## start Provided records

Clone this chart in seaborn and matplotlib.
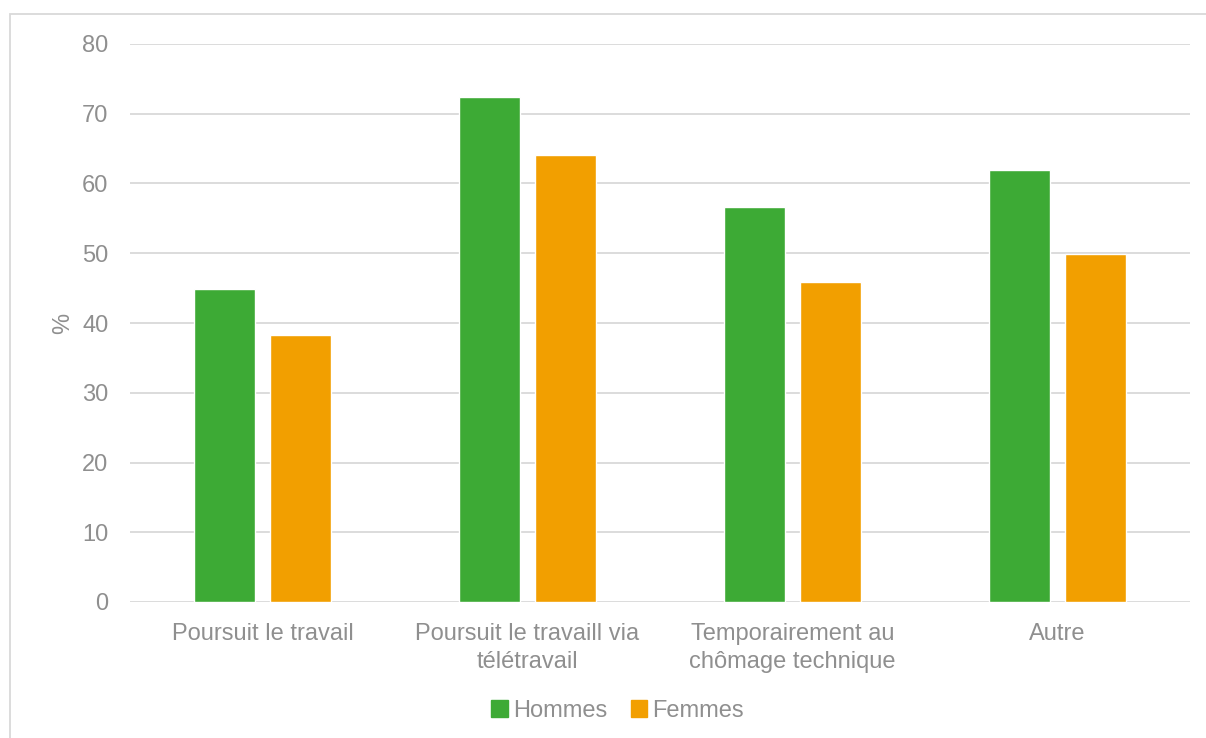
import matplotlib.pyplot as plt
import matplotlib.patches as mpatches
import pandas as pd
import seaborn as sns

categories = ['Poursuit le travail', 'Poursuit le travaill via\ntélétravail',
              'Temporairement au\nchômage technique', 'Autre']
hommes = [44.9, 72.4, 56.6, 61.9]
femmes = [38.3, 64.1, 45.9, 49.9]
series = ['Hommes', 'Femmes']
colors = ['#3daa35', '#f29f00']
grey = '#8f8f8f'

df = pd.DataFrame({
    'cat': categories * 2,
    'sexe': ['Hommes'] * 4 + ['Femmes'] * 4,
    'val': hommes + femmes,
})

sns.set_style('white')
plt.rcParams['font.family'] = ['Liberation Sans', 'DejaVu Sans']

fig = plt.figure(figsize=(12.06, 7.38), dpi=100)
ax = fig.add_axes([130 / 1206, 1 - 602 / 738, 1060 / 1206, 558 / 738])

sns.barplot(data=df, x='cat', y='val', hue='sexe', hue_order=series,
            palette=colors, width=0.574, gap=0.21, saturation=1,
            errorbar=None, ax=ax, legend=False)

ax.set_ylim(0, 80)
ax.set_xlim(-0.5, 3.5)
ax.set_yticks(range(0, 81, 10))
ax.yaxis.grid(True, color='#d9d9d9', linewidth=1.3)
ax.set_axisbelow(True)
for s in ax.spines.values():
    s.set_visible(False)
ax.tick_params(axis='both', length=0, labelsize=17, labelcolor=grey)
ax.tick_params(axis='y', pad=15.5)
ax.tick_params(axis='x', pad=15)
for lbl in ax.get_xticklabels():
    lbl.set_linespacing(1.35)
ax.set_xlabel('')
ax.set_ylabel('%', fontsize=17, color=grey, labelpad=6)

handles = [mpatches.Patch(color=c, label=l) for c, l in zip(colors, series)]
fig.legend(handles=handles, loc='center', bbox_to_anchor=(0.512, 1 - 711 / 738),
           ncol=2, frameon=False, fontsize=17, labelcolor=grey,
           handlelength=0.7, handleheight=0.7, handletextpad=0.2,
           columnspacing=1.0)

border = mpatches.Rectangle((10 / 1206, -0.1), 1.2, 1.1 - 14 / 738,
                            transform=fig.transFigure, fill=False,
                            edgecolor='#d9d9d9', linewidth=1.3)
fig.patches.append(border)

plt.savefig('out.png', dpi=100)
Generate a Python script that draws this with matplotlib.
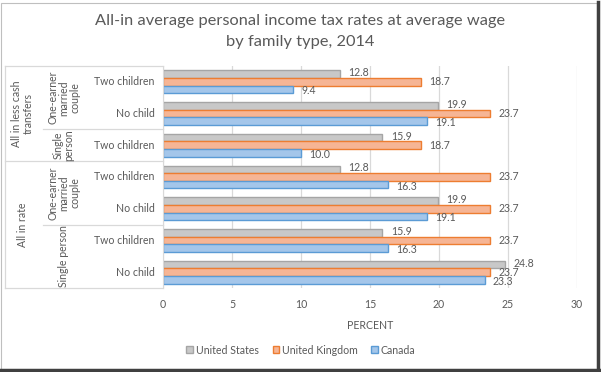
import matplotlib.pyplot as plt
from matplotlib.patches import Rectangle
from matplotlib.lines import Line2D
import numpy as np

plt.rcParams['font.family'] = ['Lato', 'DejaVu Sans']

# rows top to bottom
rows = ["Two children", "No child", "Two children", "Two children", "No child", "Two children", "No child"]
us = [12.8, 19.9, 15.9, 12.8, 19.9, 15.9, 24.8]
uk = [18.7, 23.7, 18.7, 23.7, 23.7, 23.7, 23.7]
canada = [9.4, 19.1, 10.0, 16.3, 19.1, 16.3, 23.3]
series_names = ["United States", "United Kingdom", "Canada"]

# (label, first row, last row)
level2 = [("One-earner\nmarried\ncouple", 0, 1), ("Single\nperson", 2, 2),
          ("One-earner\nmarried\ncouple", 3, 4), ("Single person", 5, 6)]
level1 = [("All in less cash\ntransfers", 0, 2), ("All in rate", 3, 6)]

txt = '#595959'
fs = 7.6
fills = ['#C8C8C8', '#F6B595', '#A4C6EA']
edges = ['#A5A5A5', '#ED7D31', '#5B9BD5']

fig = plt.figure(figsize=(6.01, 3.72), dpi=100)
ax = fig.add_axes([163 / 601, 1 - 288 / 372, 414 / 601, 222 / 372])

y = np.arange(len(rows))
h = 0.24
for i, vals in enumerate([us, uk, canada]):
    pos = y + (i - 1) * h
    ax.barh(pos, vals, height=h, color=fills[i], edgecolor=edges[i], linewidth=1.0,
            label=series_names[i], zorder=2)
    for p, v in zip(pos, vals):
        ax.annotate(f"{v:.1f}", (v, p), xytext=(6, 1 - i), textcoords='offset points',
                    va='center', ha='left', fontsize=fs, color=txt, zorder=3)

ax.set_xlim(0, 30)
ax.set_ylim(len(rows) - 0.5, -0.5)
ax.set_xticks(np.arange(0, 31, 5))
ax.grid(axis='x', color='#D9D9D9', linewidth=0.9, zorder=0)
ax.set_axisbelow(True)
ax.tick_params(axis='x', length=0, labelsize=fs, labelcolor=txt, pad=8)
ax.tick_params(axis='y', length=0)
ax.set_yticks([])
for s in ['top', 'right', 'bottom']:
    ax.spines[s].set_visible(False)
ax.spines['left'].set_color('#D9D9D9')
ax.set_xlabel("PERCENT", fontsize=fs, color=txt, labelpad=7)

# multi-level category axis
tr = ax.get_yaxis_transform()
x_out = (5 - 163) / 414
x_mid = (43 - 163) / 414
for r, lab in enumerate(rows):
    ax.text(-0.02, r, lab, transform=tr, ha='right', va='center', fontsize=fs, color=txt)
for lab, a, b in level2:
    ax.text(-0.24, (a + b) / 2, lab, transform=tr, ha='center', va='center', rotation=90,
            fontsize=fs, color=txt, linespacing=1.0)
for lab, a, b in level1:
    ax.text(-0.34, (a + b) / 2, lab, transform=tr, ha='center', va='center', rotation=90,
            fontsize=fs, color=txt, linespacing=1.0)
lc = '#D9D9D9'
for yy, x0 in [(-0.5, x_out), (2.5, x_out), (6.5, x_out), (1.5, x_mid), (4.5, x_mid)]:
    ax.add_line(Line2D([x0, 0], [yy, yy], transform=tr, color=lc, lw=0.9, clip_on=False))
ax.add_line(Line2D([x_out, x_out], [-0.5, 6.5], transform=tr, color=lc, lw=0.9, clip_on=False))

fig.text(0.5, 1 - 31.5 / 372, "All-in average personal income tax rates at average wage\nby family type, 2014",
         ha='center', va='center', fontsize=11.8, color=txt, linespacing=1.6)

leg = fig.legend(loc='center', bbox_to_anchor=(301 / 601, 1 - 350 / 372), ncol=3, frameon=False,
                 fontsize=fs, handlelength=0.6, handleheight=0.6, handletextpad=0.3,
                 columnspacing=1.3)
for t in leg.get_texts():
    t.set_color(txt)

# picture frame
fig.add_artist(Rectangle((0.001, 0.002), 0.993, 0.99, transform=fig.transFigure,
                         fill=False, edgecolor='#BFBFBF', lw=0.8))
fig.add_artist(Line2D([0.995, 0.995], [0.0, 0.995], transform=fig.transFigure, color='#404040', lw=2.5))
fig.add_artist(Line2D([0.0, 0.997], [0.006, 0.006], transform=fig.transFigure, color='#404040', lw=2.5))

fig.savefig("out.png", dpi=100)
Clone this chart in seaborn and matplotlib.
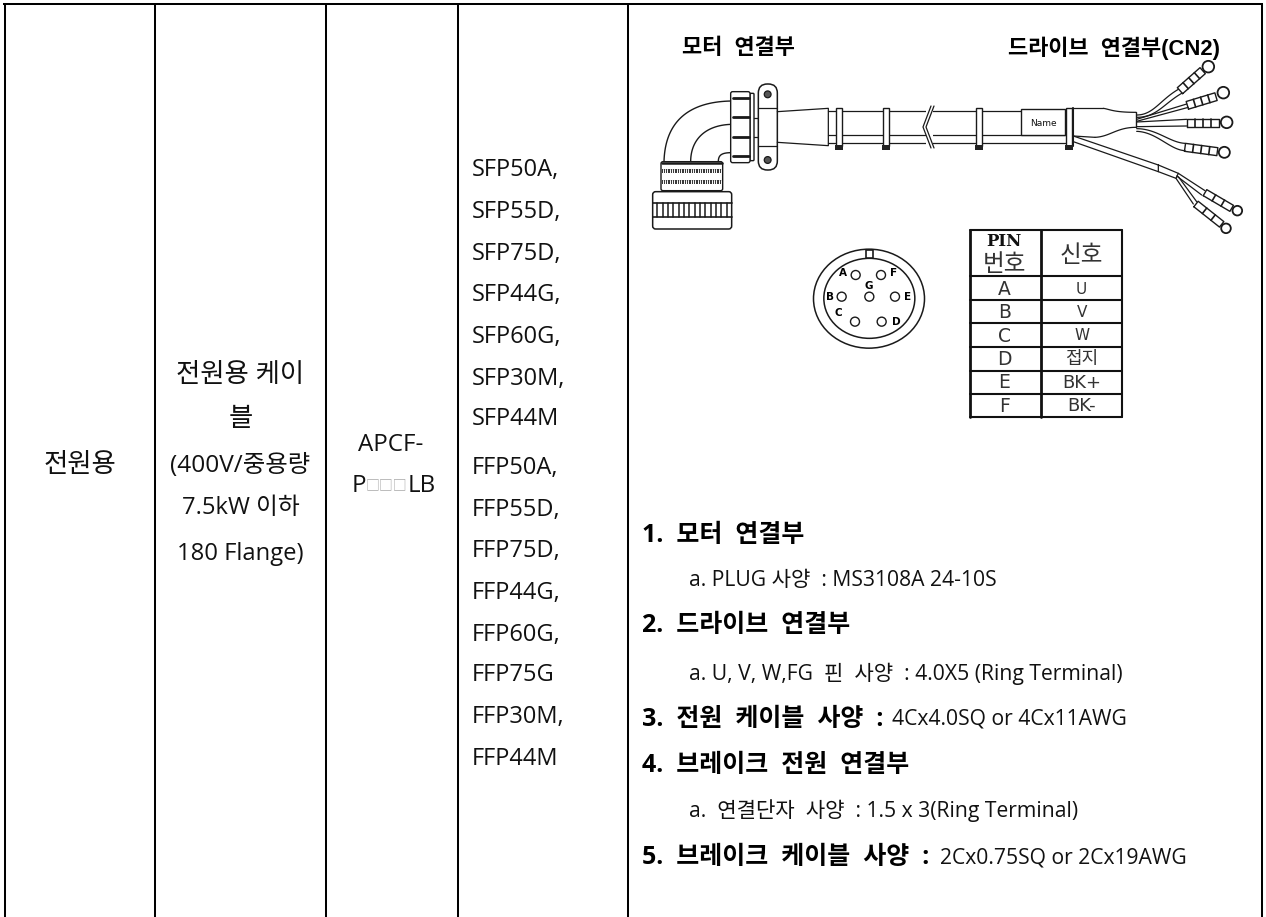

## end Provided records

→ Do this
Search the data above for lines holding "matplotlib" and copy each of them.

→ Final answer
Clone this chart in seaborn and matplotlib.
import matplotlib.pyplot as plt
import matplotlib.patches as mpatches
Generate a Python script that draws this with matplotlib.
import matplotlib.pyplot as plt
from matplotlib.patches import Rectangle
from matplotlib.lines import Line2D
Clone this chart in seaborn and matplotlib.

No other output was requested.